Monday, May 24, 2010
Setting as Character
Just give this a listen while you read and think...(by the way, this is from the film A Love Song for Bobby Long, which I can't recommend enough.)
The novel that I am currently writing, which is tentatively titled Saving Me, has been heavily influenced by its setting, which is of course here in north-east Georgia, particularly the city of Clarkesville and its surrounding areas. Though the novel is a lot of things, I most describe it as being written in the tradition of Southern and Southern Gothic literature. Southern Literature was a particular interest of mine in college, and if I were ever to get a master's in English Lit, I would most likely concentrate in Southern Lit.
Something that's always stood out about Southern Literature is the consciousness of place/setting, whether the characters are living in the deep South during the novel's events, or if they are displaced (and displacement is often a theme: fish out of water, etc). Think on some of the classic Southern literature that you've read (Faulker, anyone?), and think about the setting. I'm willing to bet it stands out clear to you, huh?
I've been working on my novel for a year and a half; it started as a NaNoWriMo in 2008, and quickly developed into something seeded deep in my gut. I've blogged about it before, how it's almost like an entity inside me, compelling me to finish. I've been writing for a long, long time, but nothing I've ever written or worked on has enraptured me like this one.
A lot of it is the setting. The novel's events take place during the summer months, from early June through the beginning of August. Where I live, July and August are the hottest months of the year, with temperature often averaging in the triple digits with humidity well over 50%. If you've ever spent much time in this kind of weather, you know that it really has an effect on your mental well-being. Heat drives people to do things.

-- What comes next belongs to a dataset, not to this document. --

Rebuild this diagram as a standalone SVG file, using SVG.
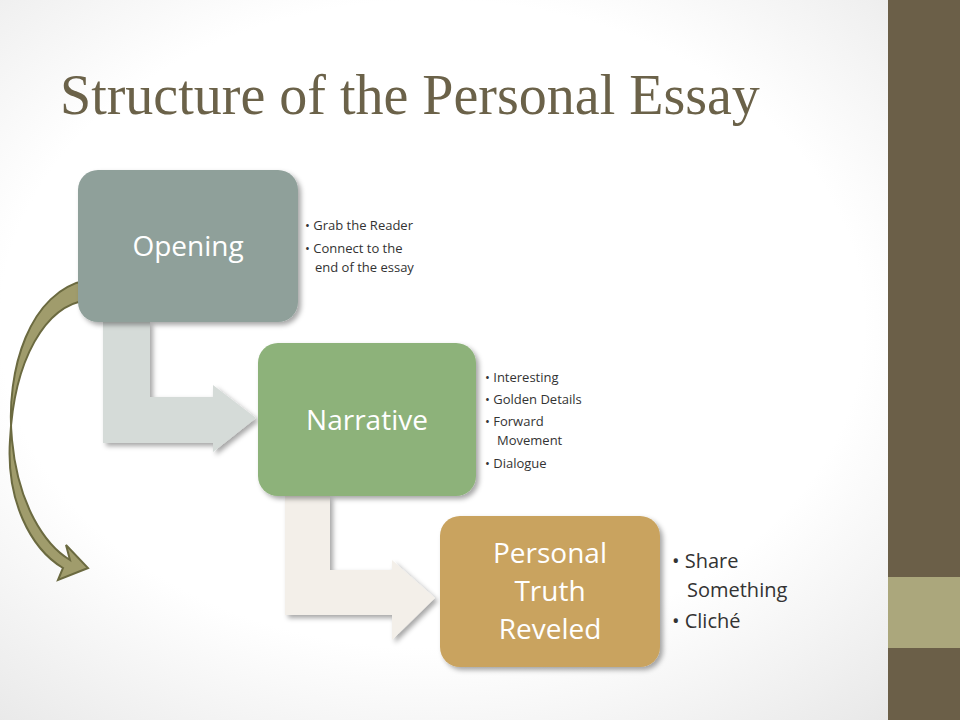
<svg xmlns="http://www.w3.org/2000/svg" width="960" height="720" viewBox="0 0 960 720">
<defs>
<radialGradient id="bg" cx="0.45" cy="0.45" r="0.75"><stop offset="0.6" stop-color="#ffffff"/><stop offset="1" stop-color="#e6e6e6"/></radialGradient>
<filter id="sh" x="-10%" y="-10%" width="125%" height="125%"><feDropShadow dx="3" dy="3" stdDeviation="2.5" flood-color="#000" flood-opacity="0.35"/></filter>
<style>
.box{filter:url(#sh)}
.lbl{font-family:"Open Sans","Liberation Sans",sans-serif;fill:#fff;text-anchor:middle}
.bul{font-family:"Open Sans","Liberation Sans",sans-serif;fill:#333}
</style>
</defs>
<rect width="960" height="720" fill="url(#bg)"/>
<rect x="888" y="0" width="72" height="720" fill="#6b5f48"/>
<rect x="888" y="577" width="72" height="71" fill="#aba77c"/>
<text x="60" y="114" font-family="Liberation Serif,serif" font-size="56" fill="#6b6249">Structure of the Personal Essay</text>
<g id="connectors">
<path d="M103 322 H150 V397 H213 V385 L256 418 L213 452 V443 H103 Z" fill="#d5dbd8" class="box"/>
<path d="M285 496 H330 V570 H392 V560 L435 598 L392 640 V615 H285 Z" fill="#f3efe9" class="box"/>
<path d="M88 280 C30 290 5 370 12 440 C18 505 45 545 70 560 L66 545 L88 568 L58 580 L63 568 C30 548 6 500 10 440 C14 360 45 305 88 300 Z" fill="#a09c6c" stroke="#6b6a40" stroke-width="2"/>
</g>
<g id="opening">
<rect x="78" y="170" width="220" height="152" rx="20" fill="#8fa09a" class="box"/>
<text x="188" y="256" class="lbl" font-size="28">Opening</text>
<text class="bul" font-size="13"><tspan x="305" y="230">• Grab the Reader</tspan><tspan x="305" y="253">• Connect to the</tspan><tspan x="315" y="272">end of the essay</tspan></text>
</g>
<g id="narrative">
<rect x="258" y="343" width="218" height="153" rx="20" fill="#8db27a" class="box"/>
<text x="367" y="430" class="lbl" font-size="28">Narrative</text>
<text class="bul" font-size="13"><tspan x="485" y="382">• Interesting</tspan><tspan x="485" y="404">• Golden Details</tspan><tspan x="485" y="426">• Forward</tspan><tspan x="497" y="445">Movement</tspan><tspan x="485" y="468">• Dialogue</tspan></text>
</g>
<g id="personal">
<rect x="440" y="516" width="220" height="151" rx="20" fill="#c9a35e" class="box"/>
<text class="lbl" font-size="28"><tspan x="550" y="563">Personal</tspan><tspan x="550" y="601">Truth</tspan><tspan x="550" y="639">Reveled</tspan></text>
<text class="bul" font-size="20"><tspan x="672" y="568">• Share</tspan><tspan x="687" y="597">Something</tspan><tspan x="672" y="628">• Cliché</tspan></text>
</g>
</svg>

How often have you heard or read a crime story in which a heat wave equals a crime wave?
My main character, Lily St. Martin, is having the worst time of her life, and it's also a record-setting hot summer.
The book would be completely different if it were set in, say, North Dakota in the fall. Or Vermont in spring.
Setting is everything, and the setting of your book should feel as alive to the reader as any of the characters. I haven't perfected this by any means, and it's something I'll definitely be paying attention to in edits/revisions.
How does setting influence your writing?